▶ [Given exercise]
Please retype the data in full and exactly; the pictures are not part of the copy.

▶ [Dataset records]
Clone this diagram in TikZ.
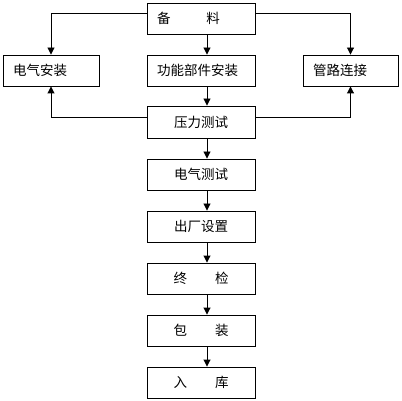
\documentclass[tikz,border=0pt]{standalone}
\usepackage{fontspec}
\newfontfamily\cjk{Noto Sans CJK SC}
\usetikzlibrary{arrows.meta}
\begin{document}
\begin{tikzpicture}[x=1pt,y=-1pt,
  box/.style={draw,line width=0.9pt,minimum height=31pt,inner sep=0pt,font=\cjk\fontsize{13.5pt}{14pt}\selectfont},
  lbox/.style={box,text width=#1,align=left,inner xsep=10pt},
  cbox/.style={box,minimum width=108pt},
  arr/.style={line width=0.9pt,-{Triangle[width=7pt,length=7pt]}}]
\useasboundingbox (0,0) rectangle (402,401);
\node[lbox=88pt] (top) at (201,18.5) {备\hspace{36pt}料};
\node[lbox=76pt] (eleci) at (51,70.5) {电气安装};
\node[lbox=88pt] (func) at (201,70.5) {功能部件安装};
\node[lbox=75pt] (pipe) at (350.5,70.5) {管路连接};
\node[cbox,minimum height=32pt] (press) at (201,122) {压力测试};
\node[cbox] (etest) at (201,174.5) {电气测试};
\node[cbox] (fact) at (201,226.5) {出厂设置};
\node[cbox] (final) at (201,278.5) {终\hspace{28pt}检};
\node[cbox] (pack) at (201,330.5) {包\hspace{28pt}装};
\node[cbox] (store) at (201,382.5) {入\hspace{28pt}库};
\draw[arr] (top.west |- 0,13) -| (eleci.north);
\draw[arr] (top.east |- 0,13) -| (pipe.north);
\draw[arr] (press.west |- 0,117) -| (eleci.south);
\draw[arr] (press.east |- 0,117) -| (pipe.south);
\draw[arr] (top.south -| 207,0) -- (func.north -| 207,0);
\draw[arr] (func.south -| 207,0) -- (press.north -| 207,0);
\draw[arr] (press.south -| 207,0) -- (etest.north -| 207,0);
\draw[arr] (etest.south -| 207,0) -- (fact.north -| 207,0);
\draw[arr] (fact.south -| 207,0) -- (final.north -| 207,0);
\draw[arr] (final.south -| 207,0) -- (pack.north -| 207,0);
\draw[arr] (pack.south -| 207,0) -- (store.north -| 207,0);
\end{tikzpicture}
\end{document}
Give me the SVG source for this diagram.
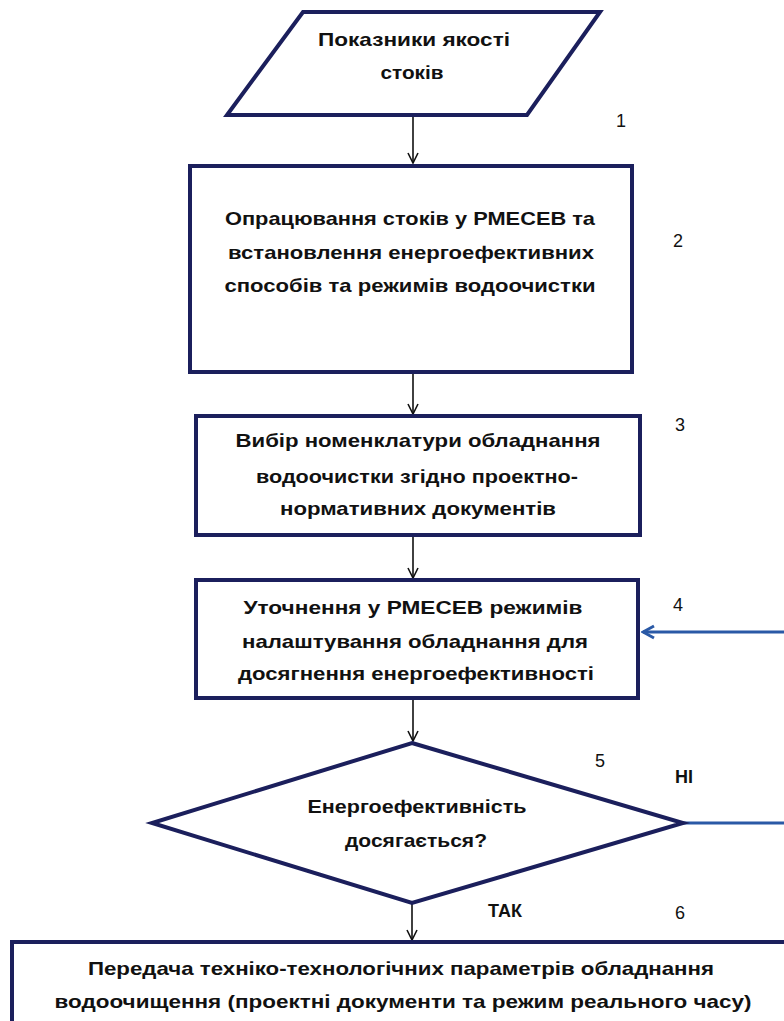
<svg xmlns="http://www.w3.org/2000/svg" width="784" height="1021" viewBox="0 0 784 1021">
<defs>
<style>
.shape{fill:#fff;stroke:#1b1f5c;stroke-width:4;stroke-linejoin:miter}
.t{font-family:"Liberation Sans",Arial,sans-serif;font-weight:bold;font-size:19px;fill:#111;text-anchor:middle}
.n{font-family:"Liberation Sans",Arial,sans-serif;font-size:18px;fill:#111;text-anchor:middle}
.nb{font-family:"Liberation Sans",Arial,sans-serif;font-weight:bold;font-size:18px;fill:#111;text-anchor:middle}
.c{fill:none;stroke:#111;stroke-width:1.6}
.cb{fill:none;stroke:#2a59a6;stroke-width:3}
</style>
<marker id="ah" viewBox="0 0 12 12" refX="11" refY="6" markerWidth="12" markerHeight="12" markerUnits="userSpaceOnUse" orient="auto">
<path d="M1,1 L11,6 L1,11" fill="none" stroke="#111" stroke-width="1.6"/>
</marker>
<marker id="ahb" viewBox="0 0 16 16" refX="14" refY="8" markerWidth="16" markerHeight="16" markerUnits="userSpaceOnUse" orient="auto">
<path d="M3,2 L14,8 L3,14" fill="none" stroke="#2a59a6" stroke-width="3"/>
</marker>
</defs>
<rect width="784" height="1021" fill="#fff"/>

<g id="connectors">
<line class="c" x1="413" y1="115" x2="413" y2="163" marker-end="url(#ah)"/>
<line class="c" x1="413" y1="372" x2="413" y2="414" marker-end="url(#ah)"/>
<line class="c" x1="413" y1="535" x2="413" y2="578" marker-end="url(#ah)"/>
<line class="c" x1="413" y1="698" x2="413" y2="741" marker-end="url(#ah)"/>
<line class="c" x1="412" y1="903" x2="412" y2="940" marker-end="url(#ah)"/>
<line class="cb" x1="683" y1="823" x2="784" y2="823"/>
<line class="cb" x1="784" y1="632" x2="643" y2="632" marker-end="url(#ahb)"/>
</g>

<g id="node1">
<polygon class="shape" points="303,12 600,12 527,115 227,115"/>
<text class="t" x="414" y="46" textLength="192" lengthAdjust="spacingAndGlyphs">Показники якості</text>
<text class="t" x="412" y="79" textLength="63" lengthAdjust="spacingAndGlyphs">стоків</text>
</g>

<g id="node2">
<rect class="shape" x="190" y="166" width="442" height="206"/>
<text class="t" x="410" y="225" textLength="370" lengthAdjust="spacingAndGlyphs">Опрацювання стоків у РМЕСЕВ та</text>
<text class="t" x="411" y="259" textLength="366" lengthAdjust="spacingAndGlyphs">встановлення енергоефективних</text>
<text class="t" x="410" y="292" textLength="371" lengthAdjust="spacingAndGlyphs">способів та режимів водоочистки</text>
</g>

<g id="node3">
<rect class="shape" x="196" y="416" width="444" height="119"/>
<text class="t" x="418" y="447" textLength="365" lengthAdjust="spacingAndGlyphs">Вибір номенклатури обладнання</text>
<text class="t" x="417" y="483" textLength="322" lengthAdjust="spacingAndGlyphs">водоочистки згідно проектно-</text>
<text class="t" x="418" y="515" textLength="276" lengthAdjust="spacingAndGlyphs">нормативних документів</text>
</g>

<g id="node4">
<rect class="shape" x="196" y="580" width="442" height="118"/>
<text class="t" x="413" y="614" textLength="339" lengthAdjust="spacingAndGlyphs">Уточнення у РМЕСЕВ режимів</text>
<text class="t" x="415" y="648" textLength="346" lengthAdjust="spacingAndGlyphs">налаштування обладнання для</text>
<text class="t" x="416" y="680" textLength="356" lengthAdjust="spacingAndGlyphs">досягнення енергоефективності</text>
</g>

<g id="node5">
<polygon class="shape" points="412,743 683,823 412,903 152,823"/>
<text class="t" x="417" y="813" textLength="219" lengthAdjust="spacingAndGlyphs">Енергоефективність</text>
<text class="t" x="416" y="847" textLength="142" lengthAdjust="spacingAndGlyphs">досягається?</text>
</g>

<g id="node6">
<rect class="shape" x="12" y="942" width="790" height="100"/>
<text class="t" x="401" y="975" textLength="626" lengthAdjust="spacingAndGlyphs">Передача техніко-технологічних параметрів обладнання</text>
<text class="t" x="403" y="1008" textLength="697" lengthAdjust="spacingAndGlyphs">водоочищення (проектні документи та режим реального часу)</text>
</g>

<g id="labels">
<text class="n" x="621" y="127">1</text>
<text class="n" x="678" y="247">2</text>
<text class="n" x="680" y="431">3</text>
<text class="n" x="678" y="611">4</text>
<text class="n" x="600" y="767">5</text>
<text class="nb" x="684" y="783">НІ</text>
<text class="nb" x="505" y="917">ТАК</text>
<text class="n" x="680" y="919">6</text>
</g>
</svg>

▶ [Task response]
Clone this diagram in TikZ.
\documentclass[tikz,border=0pt]{standalone}
\usepackage{fontspec}
\newfontfamily\cjk{Noto Sans CJK SC}
\usetikzlibrary{arrows.meta}
\begin{document}
\begin{tikzpicture}[x=1pt,y=-1pt,
  box/.style={draw,line width=0.9pt,minimum height=31pt,inner sep=0pt,font=\cjk\fontsize{13.5pt}{14pt}\selectfont},
  lbox/.style={box,text width=#1,align=left,inner xsep=10pt},
  cbox/.style={box,minimum width=108pt},
  arr/.style={line width=0.9pt,-{Triangle[width=7pt,length=7pt]}}]
\useasboundingbox (0,0) rectangle (402,401);
\node[lbox=88pt] (top) at (201,18.5) {备\hspace{36pt}料};
\node[lbox=76pt] (eleci) at (51,70.5) {电气安装};
\node[lbox=88pt] (func) at (201,70.5) {功能部件安装};
\node[lbox=75pt] (pipe) at (350.5,70.5) {管路连接};
\node[cbox,minimum height=32pt] (press) at (201,122) {压力测试};
\node[cbox] (etest) at (201,174.5) {电气测试};
\node[cbox] (fact) at (201,226.5) {出厂设置};
\node[cbox] (final) at (201,278.5) {终\hspace{28pt}检};
\node[cbox] (pack) at (201,330.5) {包\hspace{28pt}装};
\node[cbox] (store) at (201,382.5) {入\hspace{28pt}库};
\draw[arr] (top.west |- 0,13) -| (eleci.north);
\draw[arr] (top.east |- 0,13) -| (pipe.north);
\draw[arr] (press.west |- 0,117) -| (eleci.south);
\draw[arr] (press.east |- 0,117) -| (pipe.south);
\draw[arr] (top.south -| 207,0) -- (func.north -| 207,0);
\draw[arr] (func.south -| 207,0) -- (press.north -| 207,0);
\draw[arr] (press.south -| 207,0) -- (etest.north -| 207,0);
\draw[arr] (etest.south -| 207,0) -- (fact.north -| 207,0);
\draw[arr] (fact.south -| 207,0) -- (final.north -| 207,0);
\draw[arr] (final.south -| 207,0) -- (pack.north -| 207,0);
\draw[arr] (pack.south -| 207,0) -- (store.north -| 207,0);
\end{tikzpicture}
\end{document}
Give me the SVG source for this diagram.
<svg xmlns="http://www.w3.org/2000/svg" width="784" height="1021" viewBox="0 0 784 1021">
<defs>
<style>
.shape{fill:#fff;stroke:#1b1f5c;stroke-width:4;stroke-linejoin:miter}
.t{font-family:"Liberation Sans",Arial,sans-serif;font-weight:bold;font-size:19px;fill:#111;text-anchor:middle}
.n{font-family:"Liberation Sans",Arial,sans-serif;font-size:18px;fill:#111;text-anchor:middle}
.nb{font-family:"Liberation Sans",Arial,sans-serif;font-weight:bold;font-size:18px;fill:#111;text-anchor:middle}
.c{fill:none;stroke:#111;stroke-width:1.6}
.cb{fill:none;stroke:#2a59a6;stroke-width:3}
</style>
<marker id="ah" viewBox="0 0 12 12" refX="11" refY="6" markerWidth="12" markerHeight="12" markerUnits="userSpaceOnUse" orient="auto">
<path d="M1,1 L11,6 L1,11" fill="none" stroke="#111" stroke-width="1.6"/>
</marker>
<marker id="ahb" viewBox="0 0 16 16" refX="14" refY="8" markerWidth="16" markerHeight="16" markerUnits="userSpaceOnUse" orient="auto">
<path d="M3,2 L14,8 L3,14" fill="none" stroke="#2a59a6" stroke-width="3"/>
</marker>
</defs>
<rect width="784" height="1021" fill="#fff"/>

<g id="connectors">
<line class="c" x1="413" y1="115" x2="413" y2="163" marker-end="url(#ah)"/>
<line class="c" x1="413" y1="372" x2="413" y2="414" marker-end="url(#ah)"/>
<line class="c" x1="413" y1="535" x2="413" y2="578" marker-end="url(#ah)"/>
<line class="c" x1="413" y1="698" x2="413" y2="741" marker-end="url(#ah)"/>
<line class="c" x1="412" y1="903" x2="412" y2="940" marker-end="url(#ah)"/>
<line class="cb" x1="683" y1="823" x2="784" y2="823"/>
<line class="cb" x1="784" y1="632" x2="643" y2="632" marker-end="url(#ahb)"/>
</g>

<g id="node1">
<polygon class="shape" points="303,12 600,12 527,115 227,115"/>
<text class="t" x="414" y="46" textLength="192" lengthAdjust="spacingAndGlyphs">Показники якості</text>
<text class="t" x="412" y="79" textLength="63" lengthAdjust="spacingAndGlyphs">стоків</text>
</g>

<g id="node2">
<rect class="shape" x="190" y="166" width="442" height="206"/>
<text class="t" x="410" y="225" textLength="370" lengthAdjust="spacingAndGlyphs">Опрацювання стоків у РМЕСЕВ та</text>
<text class="t" x="411" y="259" textLength="366" lengthAdjust="spacingAndGlyphs">встановлення енергоефективних</text>
<text class="t" x="410" y="292" textLength="371" lengthAdjust="spacingAndGlyphs">способів та режимів водоочистки</text>
</g>

<g id="node3">
<rect class="shape" x="196" y="416" width="444" height="119"/>
<text class="t" x="418" y="447" textLength="365" lengthAdjust="spacingAndGlyphs">Вибір номенклатури обладнання</text>
<text class="t" x="417" y="483" textLength="322" lengthAdjust="spacingAndGlyphs">водоочистки згідно проектно-</text>
<text class="t" x="418" y="515" textLength="276" lengthAdjust="spacingAndGlyphs">нормативних документів</text>
</g>

<g id="node4">
<rect class="shape" x="196" y="580" width="442" height="118"/>
<text class="t" x="413" y="614" textLength="339" lengthAdjust="spacingAndGlyphs">Уточнення у РМЕСЕВ режимів</text>
<text class="t" x="415" y="648" textLength="346" lengthAdjust="spacingAndGlyphs">налаштування обладнання для</text>
<text class="t" x="416" y="680" textLength="356" lengthAdjust="spacingAndGlyphs">досягнення енергоефективності</text>
</g>

<g id="node5">
<polygon class="shape" points="412,743 683,823 412,903 152,823"/>
<text class="t" x="417" y="813" textLength="219" lengthAdjust="spacingAndGlyphs">Енергоефективність</text>
<text class="t" x="416" y="847" textLength="142" lengthAdjust="spacingAndGlyphs">досягається?</text>
</g>

<g id="node6">
<rect class="shape" x="12" y="942" width="790" height="100"/>
<text class="t" x="401" y="975" textLength="626" lengthAdjust="spacingAndGlyphs">Передача техніко-технологічних параметрів обладнання</text>
<text class="t" x="403" y="1008" textLength="697" lengthAdjust="spacingAndGlyphs">водоочищення (проектні документи та режим реального часу)</text>
</g>

<g id="labels">
<text class="n" x="621" y="127">1</text>
<text class="n" x="678" y="247">2</text>
<text class="n" x="680" y="431">3</text>
<text class="n" x="678" y="611">4</text>
<text class="n" x="600" y="767">5</text>
<text class="nb" x="684" y="783">НІ</text>
<text class="nb" x="505" y="917">ТАК</text>
<text class="n" x="680" y="919">6</text>
</g>
</svg>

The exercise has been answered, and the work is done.